Objective:
State how many lines include "with", giving the number by itself.

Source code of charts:
-- begin --

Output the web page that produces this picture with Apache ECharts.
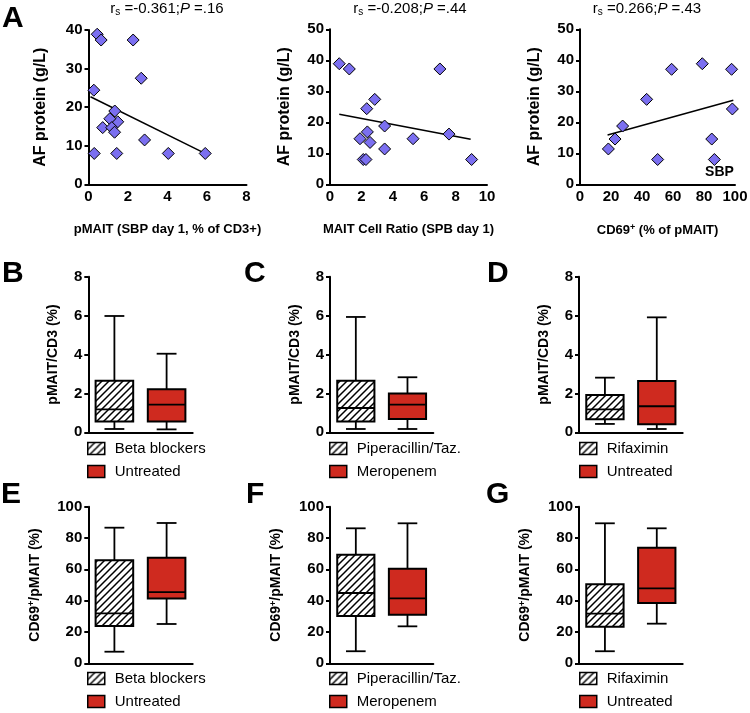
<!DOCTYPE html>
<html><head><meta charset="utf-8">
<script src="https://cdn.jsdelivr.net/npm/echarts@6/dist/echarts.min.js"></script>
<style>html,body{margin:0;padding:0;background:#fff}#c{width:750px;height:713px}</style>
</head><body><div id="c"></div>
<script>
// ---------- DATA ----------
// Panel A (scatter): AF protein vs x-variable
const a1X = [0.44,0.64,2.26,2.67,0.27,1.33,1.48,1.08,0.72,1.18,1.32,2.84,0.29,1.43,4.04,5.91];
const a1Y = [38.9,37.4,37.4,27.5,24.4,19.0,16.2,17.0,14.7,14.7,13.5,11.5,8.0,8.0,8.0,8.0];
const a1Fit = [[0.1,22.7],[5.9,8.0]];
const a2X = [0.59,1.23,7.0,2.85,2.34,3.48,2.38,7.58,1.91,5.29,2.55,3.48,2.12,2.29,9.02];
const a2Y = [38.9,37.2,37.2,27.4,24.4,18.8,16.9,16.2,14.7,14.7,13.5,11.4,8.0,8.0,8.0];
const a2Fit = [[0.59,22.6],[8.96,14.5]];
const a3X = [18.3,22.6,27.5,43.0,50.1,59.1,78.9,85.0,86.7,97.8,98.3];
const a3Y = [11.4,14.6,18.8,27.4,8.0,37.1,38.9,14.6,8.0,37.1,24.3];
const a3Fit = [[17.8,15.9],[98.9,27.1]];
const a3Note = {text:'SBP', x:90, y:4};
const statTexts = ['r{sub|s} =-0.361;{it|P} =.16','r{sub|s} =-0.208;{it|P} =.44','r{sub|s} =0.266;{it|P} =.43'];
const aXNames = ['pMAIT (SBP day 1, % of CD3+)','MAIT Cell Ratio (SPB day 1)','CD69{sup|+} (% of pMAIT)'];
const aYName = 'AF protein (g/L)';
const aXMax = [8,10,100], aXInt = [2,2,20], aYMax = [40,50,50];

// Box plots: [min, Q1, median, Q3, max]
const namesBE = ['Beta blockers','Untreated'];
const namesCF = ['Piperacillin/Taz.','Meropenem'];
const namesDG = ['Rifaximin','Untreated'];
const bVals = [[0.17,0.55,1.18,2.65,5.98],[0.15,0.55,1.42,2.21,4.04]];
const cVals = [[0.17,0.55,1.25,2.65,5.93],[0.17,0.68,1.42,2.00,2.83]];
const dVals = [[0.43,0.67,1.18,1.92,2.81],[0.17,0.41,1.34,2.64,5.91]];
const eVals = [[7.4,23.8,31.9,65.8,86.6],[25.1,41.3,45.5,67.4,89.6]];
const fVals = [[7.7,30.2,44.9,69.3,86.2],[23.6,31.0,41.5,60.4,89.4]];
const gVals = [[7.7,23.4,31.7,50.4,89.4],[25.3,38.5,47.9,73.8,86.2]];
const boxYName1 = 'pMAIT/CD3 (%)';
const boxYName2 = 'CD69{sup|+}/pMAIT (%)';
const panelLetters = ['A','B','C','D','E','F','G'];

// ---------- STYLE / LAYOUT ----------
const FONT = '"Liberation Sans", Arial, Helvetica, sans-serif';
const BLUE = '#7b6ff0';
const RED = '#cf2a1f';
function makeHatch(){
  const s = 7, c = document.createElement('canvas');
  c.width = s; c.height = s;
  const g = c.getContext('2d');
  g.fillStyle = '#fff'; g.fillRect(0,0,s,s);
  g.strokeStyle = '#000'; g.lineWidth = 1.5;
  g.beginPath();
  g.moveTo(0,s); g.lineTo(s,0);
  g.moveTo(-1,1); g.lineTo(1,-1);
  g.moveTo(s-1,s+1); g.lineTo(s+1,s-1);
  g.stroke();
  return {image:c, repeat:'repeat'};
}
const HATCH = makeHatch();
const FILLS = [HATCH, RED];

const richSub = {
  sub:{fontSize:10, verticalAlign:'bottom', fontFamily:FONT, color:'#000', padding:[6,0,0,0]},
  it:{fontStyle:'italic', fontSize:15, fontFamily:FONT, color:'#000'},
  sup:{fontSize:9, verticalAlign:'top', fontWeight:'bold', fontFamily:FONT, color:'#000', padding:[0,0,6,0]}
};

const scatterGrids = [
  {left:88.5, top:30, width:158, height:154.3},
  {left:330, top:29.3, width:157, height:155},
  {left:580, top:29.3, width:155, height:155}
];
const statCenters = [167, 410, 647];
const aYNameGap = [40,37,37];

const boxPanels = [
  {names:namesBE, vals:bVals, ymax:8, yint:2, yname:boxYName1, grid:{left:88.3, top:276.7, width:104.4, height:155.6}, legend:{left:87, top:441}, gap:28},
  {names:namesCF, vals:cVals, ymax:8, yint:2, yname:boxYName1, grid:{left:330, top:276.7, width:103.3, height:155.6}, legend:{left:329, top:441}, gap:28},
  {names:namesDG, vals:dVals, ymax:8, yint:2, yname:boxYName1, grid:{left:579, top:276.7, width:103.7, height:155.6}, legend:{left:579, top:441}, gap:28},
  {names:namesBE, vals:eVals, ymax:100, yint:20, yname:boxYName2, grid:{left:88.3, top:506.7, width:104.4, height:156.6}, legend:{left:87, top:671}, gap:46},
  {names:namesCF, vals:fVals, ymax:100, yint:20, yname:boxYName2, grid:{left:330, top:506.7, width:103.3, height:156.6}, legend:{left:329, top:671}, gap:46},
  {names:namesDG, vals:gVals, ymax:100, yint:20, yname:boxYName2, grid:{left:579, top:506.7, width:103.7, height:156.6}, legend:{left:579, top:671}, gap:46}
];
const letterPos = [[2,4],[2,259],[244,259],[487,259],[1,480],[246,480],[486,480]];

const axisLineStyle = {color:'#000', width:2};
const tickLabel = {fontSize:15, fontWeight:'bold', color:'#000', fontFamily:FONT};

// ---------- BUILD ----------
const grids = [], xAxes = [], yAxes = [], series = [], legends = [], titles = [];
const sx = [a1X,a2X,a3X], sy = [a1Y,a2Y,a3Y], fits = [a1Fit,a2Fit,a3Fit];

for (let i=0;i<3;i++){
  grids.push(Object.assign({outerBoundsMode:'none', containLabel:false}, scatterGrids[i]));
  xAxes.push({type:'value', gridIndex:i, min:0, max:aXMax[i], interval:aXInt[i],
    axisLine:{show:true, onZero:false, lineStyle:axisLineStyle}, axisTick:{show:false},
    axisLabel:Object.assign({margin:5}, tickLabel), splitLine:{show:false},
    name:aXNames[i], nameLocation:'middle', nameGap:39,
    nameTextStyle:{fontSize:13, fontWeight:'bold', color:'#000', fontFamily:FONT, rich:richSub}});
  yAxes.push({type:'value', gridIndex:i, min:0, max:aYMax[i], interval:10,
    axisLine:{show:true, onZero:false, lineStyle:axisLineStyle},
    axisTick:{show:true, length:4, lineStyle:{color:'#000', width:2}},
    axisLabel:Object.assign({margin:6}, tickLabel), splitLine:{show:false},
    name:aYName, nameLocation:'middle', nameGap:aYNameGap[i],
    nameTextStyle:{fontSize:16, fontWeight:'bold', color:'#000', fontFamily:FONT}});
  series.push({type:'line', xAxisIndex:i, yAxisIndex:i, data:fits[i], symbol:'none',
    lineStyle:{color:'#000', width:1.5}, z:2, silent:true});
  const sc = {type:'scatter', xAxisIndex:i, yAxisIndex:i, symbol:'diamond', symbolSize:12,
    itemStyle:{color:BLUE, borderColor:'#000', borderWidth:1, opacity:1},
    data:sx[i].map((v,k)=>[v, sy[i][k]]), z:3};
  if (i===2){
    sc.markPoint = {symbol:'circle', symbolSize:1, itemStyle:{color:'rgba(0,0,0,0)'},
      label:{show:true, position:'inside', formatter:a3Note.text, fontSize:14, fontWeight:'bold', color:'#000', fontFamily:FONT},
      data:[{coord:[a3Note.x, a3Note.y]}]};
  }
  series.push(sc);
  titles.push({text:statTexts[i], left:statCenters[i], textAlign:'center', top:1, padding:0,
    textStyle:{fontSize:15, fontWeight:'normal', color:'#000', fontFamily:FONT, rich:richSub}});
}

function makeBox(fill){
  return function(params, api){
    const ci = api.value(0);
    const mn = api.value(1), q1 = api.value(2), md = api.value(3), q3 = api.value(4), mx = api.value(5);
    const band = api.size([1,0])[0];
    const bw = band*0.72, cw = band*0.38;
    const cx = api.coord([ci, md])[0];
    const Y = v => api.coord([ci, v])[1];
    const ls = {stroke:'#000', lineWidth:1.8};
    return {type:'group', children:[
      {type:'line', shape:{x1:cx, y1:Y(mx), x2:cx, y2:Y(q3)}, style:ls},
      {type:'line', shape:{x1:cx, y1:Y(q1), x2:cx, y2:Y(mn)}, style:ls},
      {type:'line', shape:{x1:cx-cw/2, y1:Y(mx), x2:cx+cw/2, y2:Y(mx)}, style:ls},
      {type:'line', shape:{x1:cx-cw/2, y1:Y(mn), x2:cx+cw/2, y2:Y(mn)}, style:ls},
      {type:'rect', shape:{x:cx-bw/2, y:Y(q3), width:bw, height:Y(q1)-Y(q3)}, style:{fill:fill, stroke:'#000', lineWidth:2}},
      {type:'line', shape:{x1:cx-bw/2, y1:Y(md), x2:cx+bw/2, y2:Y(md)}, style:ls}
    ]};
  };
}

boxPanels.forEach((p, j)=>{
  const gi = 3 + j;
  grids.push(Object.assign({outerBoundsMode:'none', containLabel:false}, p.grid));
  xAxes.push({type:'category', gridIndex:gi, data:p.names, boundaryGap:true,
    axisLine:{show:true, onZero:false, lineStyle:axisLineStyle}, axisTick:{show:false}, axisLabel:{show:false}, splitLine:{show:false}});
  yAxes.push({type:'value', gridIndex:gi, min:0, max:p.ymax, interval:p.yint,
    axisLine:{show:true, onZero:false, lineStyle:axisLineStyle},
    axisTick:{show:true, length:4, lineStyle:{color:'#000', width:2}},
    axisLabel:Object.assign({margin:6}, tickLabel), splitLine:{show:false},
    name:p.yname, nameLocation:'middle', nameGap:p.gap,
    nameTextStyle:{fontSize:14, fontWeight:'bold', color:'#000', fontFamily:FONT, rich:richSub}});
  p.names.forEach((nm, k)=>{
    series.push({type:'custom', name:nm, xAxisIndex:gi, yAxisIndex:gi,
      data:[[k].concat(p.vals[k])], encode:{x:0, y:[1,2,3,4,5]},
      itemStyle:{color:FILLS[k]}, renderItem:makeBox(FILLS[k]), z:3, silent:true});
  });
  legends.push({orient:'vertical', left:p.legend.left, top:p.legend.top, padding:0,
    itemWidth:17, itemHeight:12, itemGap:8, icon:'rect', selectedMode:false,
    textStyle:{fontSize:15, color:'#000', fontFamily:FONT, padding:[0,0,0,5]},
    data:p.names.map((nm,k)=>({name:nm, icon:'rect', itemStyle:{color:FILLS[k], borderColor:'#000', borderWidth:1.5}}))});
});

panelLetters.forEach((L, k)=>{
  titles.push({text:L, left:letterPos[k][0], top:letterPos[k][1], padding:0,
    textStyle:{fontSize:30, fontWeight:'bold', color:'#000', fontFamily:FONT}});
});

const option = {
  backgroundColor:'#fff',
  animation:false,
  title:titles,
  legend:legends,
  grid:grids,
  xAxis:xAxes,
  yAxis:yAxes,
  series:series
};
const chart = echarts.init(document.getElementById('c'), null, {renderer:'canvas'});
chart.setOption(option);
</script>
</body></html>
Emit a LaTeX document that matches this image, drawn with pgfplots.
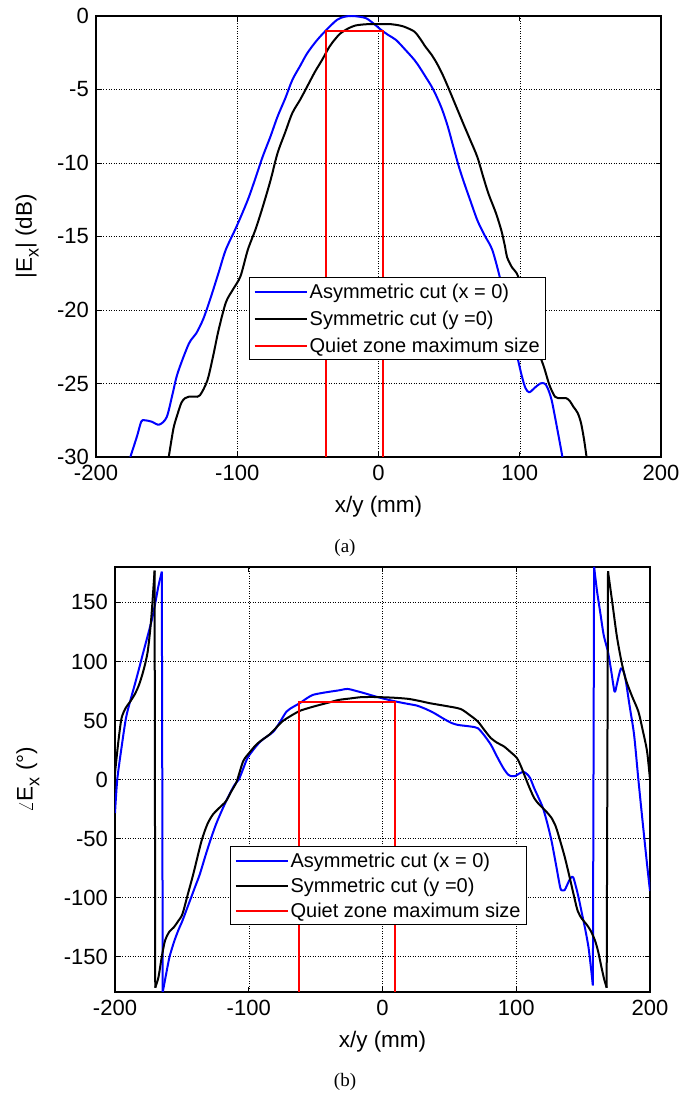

-- end --

Complete response:
2